Lauren Abel and Kevin Vu

Hundreds lined up outside Gregory Gym on Monday after thousands of individuals who do not qualify for the COVID-19 vaccine made an appointment after a scheduling link was unofficially spread.

UT Health Austin was notified of an active vaccine scheduling link that was being shared through unofficial networks across the UT community, the University said in a statement on Monday. This form resulted in thousands of individuals signing up for appointments who did not follow the UT Health Austin registration process, the statement said. UT Health Austin is only vaccinating individuals in Phase 1A and Phase 1B who have completed the Vaccination Request Form

“All appointments scheduled in this manner are in the process of being canceled,” the statement said. “However, some individuals have showed up on-site today, resulting in longer than normal lines.”

Susan Hochman, associate director for assessment, communications and health information technology for University Health Services, said in an email that the link was shared by individuals who received it through the UT online scheduling system.

“The link was intended only for the use of individuals who had completed an online eligibility survey and who fit the 1A and 1B vaccination prioritization criteria as designated by the Texas Department of State Health Services,” Hochman said.

According to the UT Health Austin statement, the issue with the link was the result of the extended weather emergency. The form typically has individualized links for specific patients, but it was suspended to allow for quicker registration, though it has since been reinstated, they said.

Julie Nguyen, an administrative associate for the educational psychology department, said she received the link to register for a vaccine from a colleague who said extra vaccinations were available. Nguyen, who does not qualify for Phase 1A or 1B, said she was not given any screening questions when she made the appointment.

“When I had signed up originally, I thought it was a free for all and that you didn’t necessarily have to be in either phase because, like I said, (my colleague) had mentioned that they had vaccines they needed to get rid of,” Nguyen said. 

After some of her colleagues received cancellation emails for their appointments, Nguyen decided not to show up.

Cedar Creek resident Savannah Beauregard said she waited in line for 90 minutes after signing up with the link.
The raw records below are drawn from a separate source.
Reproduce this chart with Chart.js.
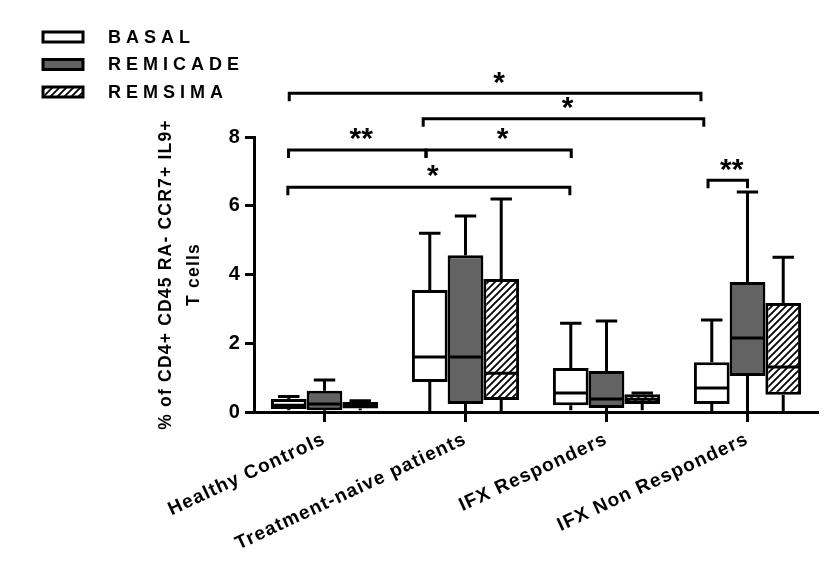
<!DOCTYPE html>
<html>
<head>
<meta charset="utf-8">
<script src="https://cdn.jsdelivr.net/npm/chart.js@4.4.0/dist/chart.umd.min.js"></script>
<style>
  html, body { margin: 0; padding: 0; background: #fff; }
  #wrap { width: 839px; height: 572px; }
</style>
</head>
<body>
<div id="wrap"><canvas id="chart" width="839" height="572"></canvas></div>
<script>
const groups = ['Healthy Controls', 'Treatment-naive patients', 'IFX Responders', 'IFX Non Responders'];
const seriesNames = ['BASAL', 'REMICADE', 'REMSIMA'];
const yTicks = [0, 2, 4, 6, 8];

// box plot stats per group
const basalMin = [0.05, 0, 0.05, 0];
const basalQ1 = [0.09, 0.87, 0.2, 0.23];
const basalMed = [0.2, 1.6, 0.55, 0.7];
const basalQ3 = [0.38, 3.55, 1.28, 1.45];
const basalMax = [0.45, 5.2, 2.58, 2.68];

const remicadeMin = [0, 0, 0, 0];
const remicadeQ1 = [0.05, 0.23, 0.12, 1.05];
const remicadeMed = [0.23, 1.6, 0.38, 2.15];
const remicadeQ3 = [0.62, 4.56, 1.19, 3.78];
const remicadeMax = [0.93, 5.7, 2.65, 6.4];

const remsimaMin = [0.05, 0, 0.05, 0];
const remsimaQ1 = [0.1, 0.35, 0.23, 0.5];
const remsimaMed = [0.2, 1.13, 0.37, 1.31];
const remsimaQ3 = [0.29, 3.87, 0.52, 3.17];
const remsimaMax = [0.33, 6.2, 0.55, 4.5];

// significance brackets: from / to in category units, height in y units
const bracketFrom = [-0.25, 0.7, -0.255, 0.72, -0.26, 2.72];
const bracketTo = [2.67, 2.69, 0.72, 1.75, 1.74, 3.0];
const bracketY = [9.27, 8.53, 7.62, 7.62, 6.54, 6.74];
const bracketLabel = ['*', '*', '**', '*', '*', '**'];

const FONT = "'Liberation Sans', Arial, sans-serif";
const ctx = document.getElementById('chart').getContext('2d');

function makeHatch() {
  const c = document.createElement('canvas');
  c.width = 7; c.height = 7;
  const g = c.getContext('2d');
  g.fillStyle = '#fff';
  g.fillRect(0, 0, 7, 7);
  g.strokeStyle = '#000';
  g.lineWidth = 1.8;
  g.beginPath();
  g.moveTo(0, 7); g.lineTo(7, 0);
  g.moveTo(-1, 1); g.lineTo(1, -1);
  g.moveTo(6, 8); g.lineTo(8, 6);
  g.stroke();
  return ctx.createPattern(c, 'repeat');
}
const hatch = makeHatch();

function boxData(q1, q3) {
  return q1.map((v, i) => [v, q3[i]]);
}

// whiskers, caps and median lines on top of the floating bars
const boxPlugin = {
  id: 'boxWhiskers',
  afterDatasetsDraw(chart) {
    const c = chart.ctx;
    const y = chart.scales.y;
    chart.data.datasets.forEach((ds, i) => {
      const meta = chart.getDatasetMeta(i);
      meta.data.forEach((bar, j) => {
        const x = bar.x, w = bar.width;
        const cap = w * 0.3;
        const yMin = y.getPixelForValue(ds.stats.min[j]);
        const yMax = y.getPixelForValue(ds.stats.max[j]);
        const yQ1 = y.getPixelForValue(ds.stats.q1[j]);
        const yQ3 = y.getPixelForValue(ds.stats.q3[j]);
        const yMed = y.getPixelForValue(ds.stats.med[j]);
        c.save();
        c.strokeStyle = '#000';
        c.lineWidth = 3;
        c.beginPath();
        c.moveTo(x, yQ3); c.lineTo(x, yMax);
        c.moveTo(x - cap, yMax); c.lineTo(x + cap, yMax);
        c.moveTo(x, yQ1); c.lineTo(x, yMin);
        c.moveTo(x - w / 2 + 1.5, yMed); c.lineTo(x + w / 2 - 1.5, yMed);
        c.stroke();
        c.restore();
      });
    });
  }
};

// significance brackets + stars
const bracketPlugin = {
  id: 'brackets',
  afterDraw(chart) {
    const c = chart.ctx;
    const x = chart.scales.x, y = chart.scales.y;
    c.save();
    c.strokeStyle = '#000';
    c.fillStyle = '#000';
    c.lineWidth = 3;
    c.font = 'bold 30px ' + FONT;
    c.letterSpacing = '0px';
    c.textAlign = 'center';
    c.textBaseline = 'middle';
    bracketFrom.forEach((f, i) => {
      const x1 = x.getPixelForValue(f);
      const x2 = x.getPixelForValue(bracketTo[i]);
      const yy = y.getPixelForValue(bracketY[i]);
      c.beginPath();
      c.moveTo(x1, yy + 8); c.lineTo(x1, yy);
      c.lineTo(x2, yy); c.lineTo(x2, yy + 8);
      c.stroke();
      c.fillText(bracketLabel[i], (x1 + x2) / 2 + 4, yy - 10);
    });
    c.restore();
  }
};

// vertical legend in the top-left corner
const legendPlugin = {
  id: 'stackLegend',
  afterDraw(chart) {
    const c = chart.ctx;
    c.save();
    c.font = 'bold 18px ' + FONT;
    c.letterSpacing = '5px';
    c.textBaseline = 'middle';
    chart.data.datasets.forEach((ds, i) => {
      const cy = 37 + i * 27.5;
      c.fillStyle = ds.backgroundColor;
      c.fillRect(43, cy - 5, 40, 10);
      c.strokeStyle = '#000';
      c.lineWidth = 3;
      c.strokeRect(43, cy - 5, 40, 10);
      c.fillStyle = '#000';
      c.fillText(ds.label, 108, cy + 1);
    });
    c.restore();
  }
};

const spacingPlugin = {
  id: 'spacing',
  beforeDraw(chart) {
    chart.ctx.letterSpacing = '1.2px';
  }
};

const datasets = [
  { label: seriesNames[0], data: boxData(basalQ1, basalQ3), backgroundColor: '#ffffff',
    stats: { min: basalMin, q1: basalQ1, med: basalMed, q3: basalQ3, max: basalMax } },
  { label: seriesNames[1], data: boxData(remicadeQ1, remicadeQ3), backgroundColor: '#636363',
    stats: { min: remicadeMin, q1: remicadeQ1, med: remicadeMed, q3: remicadeQ3, max: remicadeMax } },
  { label: seriesNames[2], data: boxData(remsimaQ1, remsimaQ3), backgroundColor: hatch,
    stats: { min: remsimaMin, q1: remsimaQ1, med: remsimaMed, q3: remsimaQ3, max: remsimaMax } }
].map(d => Object.assign(d, {
  borderColor: '#000',
  borderWidth: 3,
  borderSkipped: false,
  barPercentage: 1.0,
  categoryPercentage: 0.76
}));

new Chart(ctx, {
  type: 'bar',
  data: { labels: groups, datasets: datasets },
  options: {
    responsive: false,
    animation: false,
    layout: { padding: { left: 153, top: 137, right: 21, bottom: 0 } },
    plugins: {
      legend: { display: false },
      tooltip: { enabled: false }
    },
    scales: {
      x: {
        afterFit: s => { s.height = 160; },
        border: { display: true, color: '#000', width: 3 },
        grid: { offset: false, drawOnChartArea: false, drawTicks: true, tickLength: 10, tickWidth: 3, tickColor: '#000' },
        ticks: {
          color: '#000',
          font: { family: FONT, size: 19, weight: 'bold' },
          minRotation: 25, maxRotation: 25,
          autoSkip: false,
          padding: 6
        }
      },
      y: {
        min: 0, max: 8,
        afterBuildTicks: s => { s.ticks = yTicks.map(v => ({ value: v })); },
        afterFit: s => { s.width = 101; },
        border: { display: true, color: '#000', width: 3 },
        grid: { drawOnChartArea: false, drawTicks: true, tickLength: 9, tickWidth: 3, tickColor: '#000' },
        ticks: { color: '#000', font: { family: FONT, size: 20, weight: 'bold' }, padding: 4 },
        title: {
          display: true,
          text: ['% of CD4+ CD45 RA- CCR7+ IL9+', 'T cells'],
          color: '#000',
          font: { family: FONT, size: 17.5, weight: 'bold', lineHeight: 1.55 },
          padding: { top: 0, bottom: 0 }
        }
      }
    }
  },
  plugins: [spacingPlugin, boxPlugin, bracketPlugin, legendPlugin]
});
</script>
</body>
</html>
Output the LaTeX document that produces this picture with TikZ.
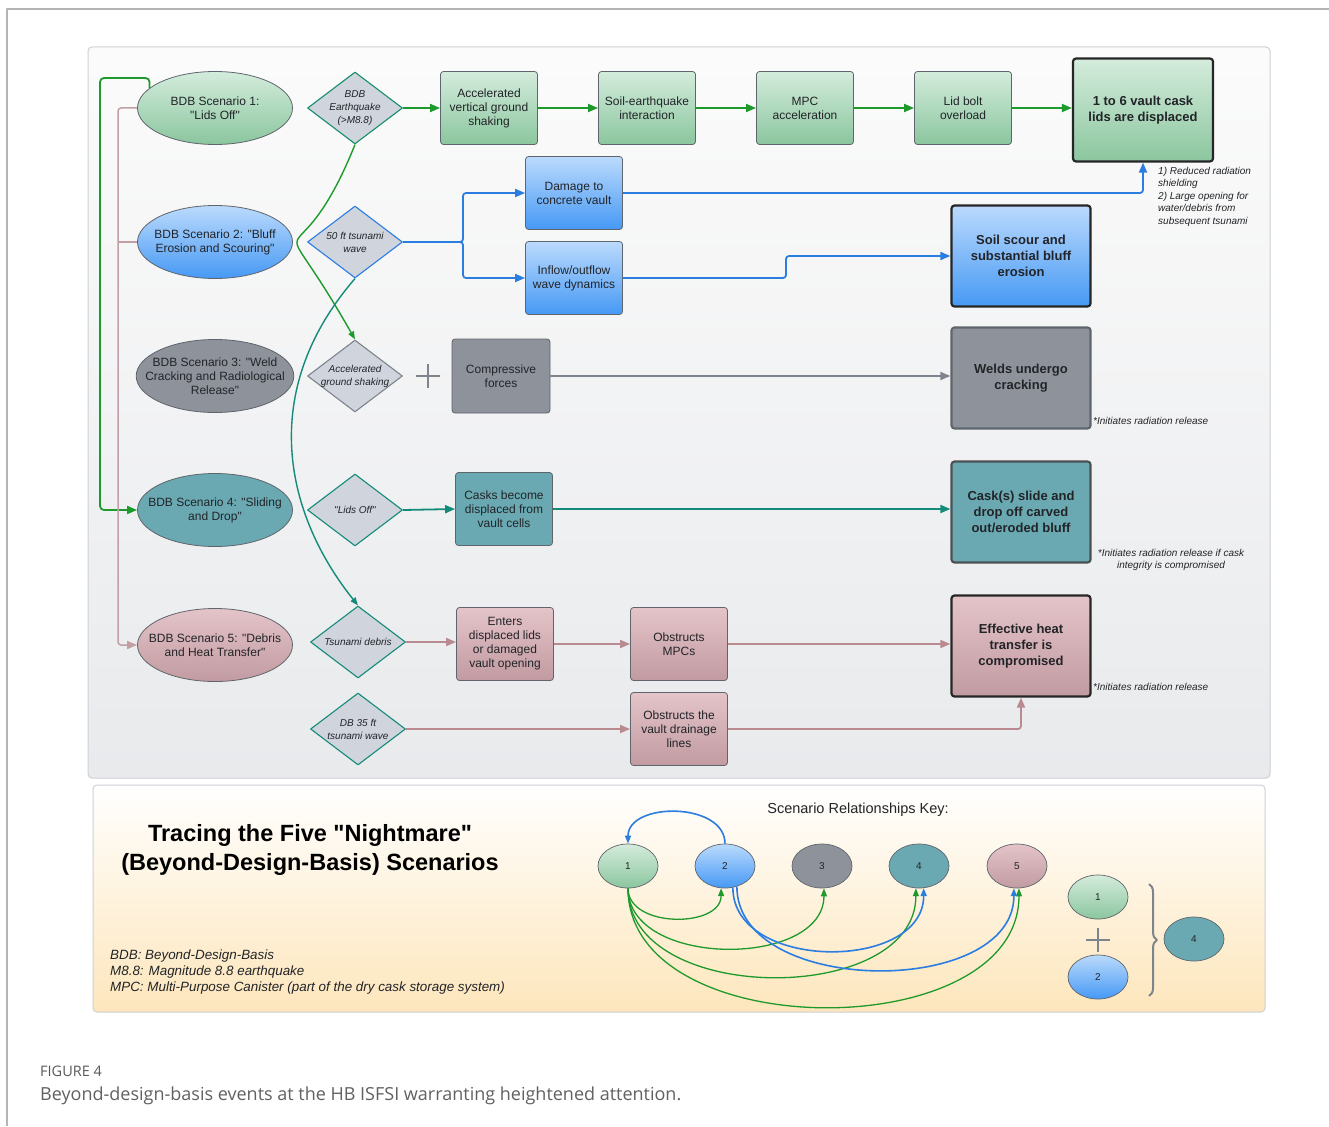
\documentclass[tikz,border=0pt]{standalone}
\usepackage{fontspec}
\setmainfont{Liberation Sans}[Ligatures=TeXOff]
\newfontfamily\legende{Open Sans}
\usetikzlibrary{shapes.geometric,arrows.meta,decorations.pathreplacing}

% Couleurs
\definecolor{txt}{HTML}{222428}
\definecolor{bord}{HTML}{5F656C}
\definecolor{losange}{HTML}{CFD4DD}
\definecolor{vertF}{HTML}{1E9A2C}
\definecolor{bleuF}{HTML}{2B7DE0}
\definecolor{grisF}{HTML}{7E848D}
\definecolor{tealF}{HTML}{148B78}
\definecolor{roseF}{HTML}{BA8A91}
\definecolor{roseL}{HTML}{C29FA4}
\definecolor{vertH}{HTML}{D4ECDC}
\definecolor{vertB}{HTML}{8BC69E}
\definecolor{bleuH}{HTML}{BBDAFC}
\definecolor{bleuB}{HTML}{4699F5}
\definecolor{grisS}{HTML}{8E939B}
\definecolor{sarcelle}{HTML}{6AA9B2}
\definecolor{roseH}{HTML}{E4C4C9}
\definecolor{roseB}{HTML}{C19BA1}
\definecolor{panneau}{HTML}{CDD0D5}
\definecolor{creme}{HTML}{FDE6BC}
\definecolor{cadre}{HTML}{B4B4B4}

\tikzset{
  fondvert/.style={top color=vertH, bottom color=vertB},
  fondbleu/.style={top color=bleuH, bottom color=bleuB},
  fondgris/.style={fill=grisS},
  fondteal/.style={fill=sarcelle},
  fondrose/.style={top color=roseH, bottom color=roseB},
  scen/.style={ellipse, draw=bord, line width=0.8pt, minimum width=155pt, minimum height=73pt,
    inner xsep=-14pt, inner ysep=0pt, align=center, text=txt, font=\fontsize{12}{14}\selectfont},
  choix/.style={diamond, line width=1.1pt, fill=losange, minimum width=95pt, minimum height=72pt,
    aspect=1.32, inner sep=-4pt, align=center, text=txt, font=\fontsize{10}{13}\selectfont\itshape},
  boite/.style={rectangle, rounded corners=3pt, draw=bord, line width=0.8pt, minimum width=97pt,
    minimum height=73pt, align=center, text=txt, font=\fontsize{12}{14}\selectfont},
  final/.style={rectangle, rounded corners=3pt, draw=black!85, line width=2.2pt, minimum width=139pt,
    minimum height=101pt, align=center, text=txt, font=\fontsize{13}{16}\selectfont\bfseries},
  note/.style={inner sep=0pt, text=txt, font=\fontsize{10}{12.5}\selectfont\itshape},
  cle/.style={ellipse, draw=bord, line width=0.7pt, minimum width=60pt, minimum height=44pt,
    inner sep=0pt, text=txt, font=\fontsize{10}{12}\selectfont},
  fl/.style={line width=1.8pt, rounded corners=3pt, -{Triangle[length=10pt,width=8pt]}},
  flc/.style={line width=1.3pt, -{Triangle[length=8pt,width=6pt]}},
}

\begin{document}
\begin{tikzpicture}[x=1pt, y=-1pt, line join=round]
  \useasboundingbox (0,0) rectangle (1329,1126);
  \fill[white] (0,0) rectangle (1329,1126);

  % Cadre et panneaux
  \draw[cadre, line width=1.5pt] (7,1126) -- (7,9) -- (1329,9);
  \draw[panneau, line width=1pt, rounded corners=4pt, top color=gray!3, bottom color=panneau!45]
    (88,47) rectangle (1270,778);
  \draw[panneau, line width=1pt, rounded corners=4pt, top color=white, bottom color=creme]
    (93,785) rectangle (1265,1012);

  % Scenarios
  \node[scen, fondvert] (s1) at (215,108) {BDB Scenario 1:\\"Lids Off"};
  \node[scen, fondbleu] (s2) at (215,242) {BDB Scenario 2: "Bluff\\Erosion and Scouring"};
  \node[scen, fondgris] (s3) at (215,376) {BDB Scenario 3: "Weld\\Cracking and Radiological\\Release"};
  \node[scen, fondteal] (s4) at (215,510) {BDB Scenario 4: "Sliding\\and Drop"};
  \node[scen, fondrose] (s5) at (215,645) {BDB Scenario 5: "Debris\\and Heat Transfer"};

  % Losanges
  \node[choix, draw=tealF!80!vertF] (d1) at (355,108) {BDB\\Earthquake\\(>M8.8)};
  \node[choix, draw=bleuF] (d2) at (355,242) {50 ft tsunami\\wave};
  \node[choix, draw=grisF] (d3) at (355,376) {Accelerated\\ground shaking};
  \node[choix, draw=tealF] (d4) at (355,510) {"Lids Off"};
  \node[choix, draw=tealF] (d5) at (358,642) {Tsunami debris};
  \node[choix, draw=tealF] (d6) at (358,729) {DB 35 ft\\tsunami wave};

  % Ligne 1
  \node[boite, fondvert] (b11) at (489,108) {Accelerated\\vertical ground\\shaking};
  \node[boite, fondvert] (b12) at (647,108) {Soil-earthquake\\interaction};
  \node[boite, fondvert] (b13) at (805,108) {MPC\\acceleration};
  \node[boite, fondvert] (b14) at (963,108) {Lid bolt\\overload};
  \node[final, fondvert, minimum width=140pt, minimum height=103pt] (r1) at (1143,110) {1 to 6 vault cask\\lids are displaced};

  % Ligne 2
  \node[boite, fondbleu] (b21) at (574,193) {Damage to\\concrete vault};
  \node[boite, fondbleu] (b22) at (574,278) {Inflow/outflow\\wave dynamics};
  \node[final, fondbleu] (r2) at (1021,256) {Soil scour and\\substantial bluff\\erosion};

  % Ligne 3
  \node[boite, fondgris, minimum width=98pt, minimum height=74pt] (b31) at (501,376) {Compressive\\forces};
  \node[final, fondgris, draw=bord] (r3) at (1021,378) {Welds undergo\\cracking};

  % Ligne 4
  \node[boite, fondteal] (b41) at (504,509) {Casks become\\displaced from\\vault cells};
  \node[final, fondteal, draw=bord!80!black] (r4) at (1021,512) {Cask(s) slide and\\drop off carved\\out/eroded bluff};

  % Ligne 5
  \node[boite, fondrose] (b51) at (505,644) {Enters\\displaced lids\\or damaged\\vault opening};
  \node[boite, fondrose] (b52) at (679,644) {Obstructs\\MPCs};
  \node[final, fondrose] (r5) at (1021,646) {Effective heat\\transfer is\\compromised};
  \node[boite, fondrose] (b53) at (679,729) {Obstructs the\\vault drainage\\lines};

  % Notes
  \node[note, anchor=north west, align=left] (n1) at (1158,167)
    {1) Reduced radiation\\shielding\\2) Large opening for\\water/debris from\\subsequent tsunami};
  \node[note, anchor=west] (n3) at (1093,421) {*Initiates radiation release};
  \node[note, align=center] (n4) at (1171,560) {*Initiates radiation release if cask\\integrity is compromised};
  \node[note, anchor=west] (n5) at (1093,687) {*Initiates radiation release};

  % Fleches ligne 1
  \draw[fl, vertF] (d1.east) -- (b11.west);
  \draw[fl, vertF] (b11.east) -- (b12.west);
  \draw[fl, vertF] (b12.east) -- (b13.west);
  \draw[fl, vertF] (b13.east) -- (b14.west);
  \draw[fl, vertF] (b14.east) -- (r1.west |- b14.east);

  % Fleches ligne 2
  \coordinate (sep) at (463,242);
  \draw[fl, bleuF] (d2.east) -- (sep) |- (b21.west);
  \draw[fl, bleuF] (d2.east) -- (sep) |- (b22.west);
  \draw[fl, bleuF] (b21.east) -| (r1.south);
  \draw[fl, bleuF] (b22.east) -| (786,256) -- (r2.west);

  % Fleches lignes 3 a 5
  \draw[grisF, line width=2pt] (416,376) -- (440,376) (428,364) -- (428,388);
  \draw[fl, grisF] (b31.east) -- (r3.west |- b31.east);
  \draw[fl, tealF] (d4.east) -- (b41.west);
  \draw[fl, tealF] (b41.east) -- (r4.west |- b41.east);
  \draw[fl, roseF] (d5.east) -- (b51.west |- d5.east);
  \draw[fl, roseF] (b51.east) -- (b52.west);
  \draw[fl, roseF] (b52.east) -- (r5.west |- b52.east);
  \draw[fl, roseF] (d6.east) -- (b53.west |- d6.east);
  \draw[fl, roseF] (b53.east) -| (r5.south);

  % Courbes entre losanges
  \draw[flc, line width=1.4pt, vertF] (d1.south) .. controls (293,299) and (265,181) .. (d3.north);
  \draw[flc, line width=1.4pt, tealF] (d2.south) .. controls (257,392) and (285,514) .. (d5.north);

  % Liens a gauche
  \draw[fl, vertF, rounded corners=4pt] (s1.163) |- (100,78) |- (s4.west);
  \coordinate (gauche) at (118,645);
  \draw[fl, roseL, line width=1.5pt] (s1.west) -| (gauche) -- (s5.west);
  \draw[roseL, line width=1.5pt] (s2.west) -- (s2.west -| gauche);

  % Titre et abreviations
  \node[text=black, align=center, font=\fontsize{23.5}{29}\selectfont\bfseries] (titre) at (310,850)
    {Tracing the Five "Nightmare"\\(Beyond-Design-Basis) Scenarios};
  \node[note, anchor=north west, align=left, font=\fontsize{13.4}{16}\selectfont\itshape] (abr) at (110,950)
    {BDB: Beyond-Design-Basis\\M8.8: Magnitude 8.8 earthquake\\MPC: Multi-Purpose Canister (part of the dry cask storage system)};

  % Cle des relations
  \node[text=txt, font=\fontsize{14.5}{16}\selectfont] (ktitre) at (858,810) {Scenario Relationships Key:};
  \foreach \n/\x/\f in {1/628/fondvert, 2/725/fondbleu, 3/822/fondgris, 4/919/fondteal, 5/1017/fondrose}
    \node[cle, \f] (k\n) at (\x,866) {\n};

  \draw[flc, bleuF, line width=1.6pt] (k2.north) .. controls +(0,-42) and +(0,-42) .. (k1.north);
  \draw[flc, vertF] (k1.south) .. controls +(0,40) and +(0,40) .. (k2.260);
  \draw[flc, vertF] (k1.south) .. controls +(0,80) and +(0,80) .. (k3.275);
  \draw[flc, vertF] (k1.south) .. controls +(0,118) and +(0,118) .. (k4.262);
  \draw[flc, vertF] (k1.south) .. controls +(0,158) and +(0,158) .. (k5.275);
  \draw[flc, bleuF, line width=1.6pt] (k2.290) .. controls +(0,84) and +(0,84) .. (k4.282);
  \draw[flc, bleuF, line width=1.6pt] (k2.300) .. controls +(0,110) and +(0,110) .. (k5.262);

  % Combinaison 1 + 2 = 4
  \node[cle, fondvert] (ka1) at (1098,897) {1};
  \node[cle, fondbleu] (ka2) at (1098,977) {2};
  \node[cle, fondteal] (ka4) at (1194,939) {4};
  \draw[grisF, line width=2pt] (1086,940) -- (1110,940) (1098,928) -- (1098,952);
  \draw[grisF, line width=2pt, decorate, decoration={brace, amplitude=8pt}] (1149,884) -- (1149,996);

  % Legende
  \node[anchor=base west, inner sep=0pt, text=black!65, font=\legende\fontsize{14.5}{16}\selectfont] (fig) at (40,1076) {FIGURE 4};
  \node[anchor=base west, inner sep=0pt, text=black!62, font=\legende\fontsize{18}{21}\selectfont] (cap) at (40,1100)
    {Beyond-design-basis events at the HB ISFSI warranting heightened attention.};
\end{tikzpicture}
\end{document}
She said she left when a volunteer told those in line that their appointments would be canceled if they did not complete a survey when signing up.

“From what I understand, they said that thousands more people showed up than they even expected, because they were still going through the beginning of the 9 a.m. appointments when they told us at 11 (a.m.),” Beauregard said.

Editor's Note: This story first appeared in The Daily Texan's March 2 print edition.